Despite the family’s idyllic life, the plot is shaken by the introduction of a much younger mother, Elena Alves, whose dead body is found the night of a school fundraiser attended by Manhattan’s most elite.

Viewers are blissfully unaware of the Fraser family’s connection to the crime until Jonathan goes missing, which is when we realize he’s the primary suspect. The pieces fall into place: Jonathan was having an affair with Alves and has fled the scene.



Throughout the next few episodes, Grace is followed by the press, a duo of detectives and Alves’s husband. As the story unravels, we’re not sure who’s killed Alves.
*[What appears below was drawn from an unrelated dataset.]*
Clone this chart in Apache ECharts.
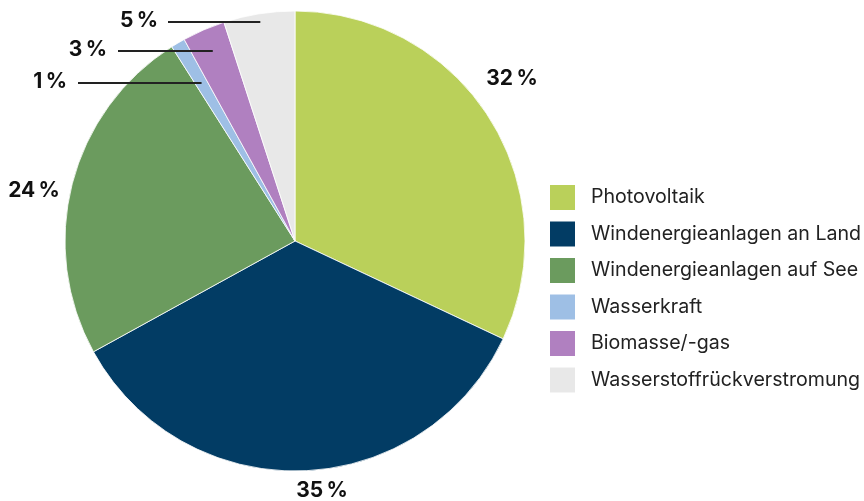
<!DOCTYPE html>
<html><head><meta charset="utf-8">
<script src="https://cdn.jsdelivr.net/npm/echarts@6/dist/echarts.min.js"></script>
<style>html,body{margin:0;padding:0;background:#fff}#c{width:864px;height:501px}</style>
</head><body><div id="c"></div>
<script>
const categories = ['Photovoltaik','Windenergieanlagen an Land','Windenergieanlagen auf See','Wasserkraft','Biomasse/-gas','Wasserstoffrückverstromung'];
const values = [32, 35, 24, 1, 3, 5];
const colors = ['#bad05a','#023c64','#6b9b5e','#9ebfe5','#b080c0','#e8e8e8'];

const CX = 295, CY = 241, R = 230;
// label anchor positions (layout only)
const labelPos = [[512,79,'center'],[322,491,'center'],[34,191,'center'],[67,82,'right'],[107,50,'right'],[158,21,'right']];
const lineStartX = [null,null,null,78,118,168];

const total = values.reduce((a,b)=>a+b,0);
const midAngles = [];
let acc = 0;
values.forEach(v => { midAngles.push((acc + v/2)/total*2*Math.PI); acc += v; });

const base = { type: 'pie', center: [CX, CY], radius: R, startAngle: 90, clockwise: true, avoidLabelOverlap: false };

const chart = echarts.init(document.getElementById('c'));
chart.setOption({
  animation: false,
  legend: {
    orient: 'vertical', left: 548, top: 183, padding: 0,
    itemWidth: 27, itemHeight: 27, itemGap: 7.5, icon: 'rect',
    selectedMode: false,
    textStyle: { fontFamily: 'Inter', fontSize: 19.6, lineHeight: 20, color: '#222', padding: [0,0,0,10] },
    data: categories
  },
  series: [
    Object.assign({}, base, {
      z: 2,
      itemStyle: { borderColor: '#fff', borderWidth: 0.8 },
      label: { show: false }, labelLine: { show: false },
      data: categories.map((n,i)=>({ name: n, value: values[i], itemStyle: { color: colors[i] } }))
    }),
    Object.assign({}, base, {
      z: 5, silent: true,
      itemStyle: { color: 'rgba(0,0,0,0)', borderWidth: 0 },
      label: {
        show: true, formatter: p => p.value + '\u202F%',
        fontFamily: 'Inter', fontWeight: 'bold', fontSize: 21, color: '#111'
      },
      labelLine: { show: true, lineStyle: { color: '#222', width: 2.2 } },
      data: categories.map((n,i)=>({
        name: n + ' ', value: values[i],
        labelLine: { show: lineStartX[i] !== null }
      })),
      labelLayout: function (params) {
        const i = params.dataIndex;
        const p = labelPos[i];
        const out = { x: p[0], y: p[1], align: p[2], verticalAlign: 'middle' };
        if (lineStartX[i] !== null) {
          const a = midAngles[i];
          const y = p[1] + 1;
          const r = (CY - y) / Math.cos(a);
          const xe = CX + r * Math.sin(a);
          out.labelLinePoints = [[lineStartX[i], y], [(lineStartX[i]+xe)/2, y], [xe, y]];
        }
        return out;
      }
    })
  ]
});
</script></body></html>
Grace’s son, father and friends all have their secrets, and Jonathan is repeatedly questioned, leading to the unforgettable moment where he says “I didn’t kill the family dog… I killed the family sister.”

It was impossible for me not to draw comparisons between this series and “Big Little Lies,” which also stars Kidman and was created by David Kelley. Both shows are set in a wealthy community of parents and end in a trial, and both of Kidman’s characters have a violent husband who fathers a child with a young mom.

But as I kept watching, I realized there’s little to compare between the shows aside from Kidman’s equally mesmerizing performances as a scorned wife. The shows are different in style and tone, and the characters and stories move in different directions.

Grace analyzes marriages for a living, but when it comes to her own, she doesn’t give us much. She is an unreliable narrator who is too wrapped up in the mystery to trust. She sticks by her husband, ignores the signs and helps to defend him. We even suspect her guilt rather than his.

She walks around the Upper East Side with her distinctive red curls and brightly colored velvet coats, going about her business and seeming just as clueless as we are, but she isn’t. She seems to be the innocent, unsuspecting wife who was thrust into a serious situation where she doesn’t belong. Why wouldn’t she stand by her charming husband — played effectively by the charismatic Grant — when he vehemently denies his guilt, defending himself and his love for Grace constantly?

Even as we don’t trust Grace — she may know more than she’s letting on — we are the same as her, all blindsided by Jonathan and assured of his innocence until the proof is spelled out in a grotesque murder sequence.

Was it too obvious for Jonathan to be the killer, or were we simply fooled by the man who saves children’s lives every day and shows kindness toward many? We even feel sympathy for Jonathan right before the final reveal as he cries when anticipating being separated from his son forever. The world was fooled by an amiable, rich white man, but he didn’t get away this time.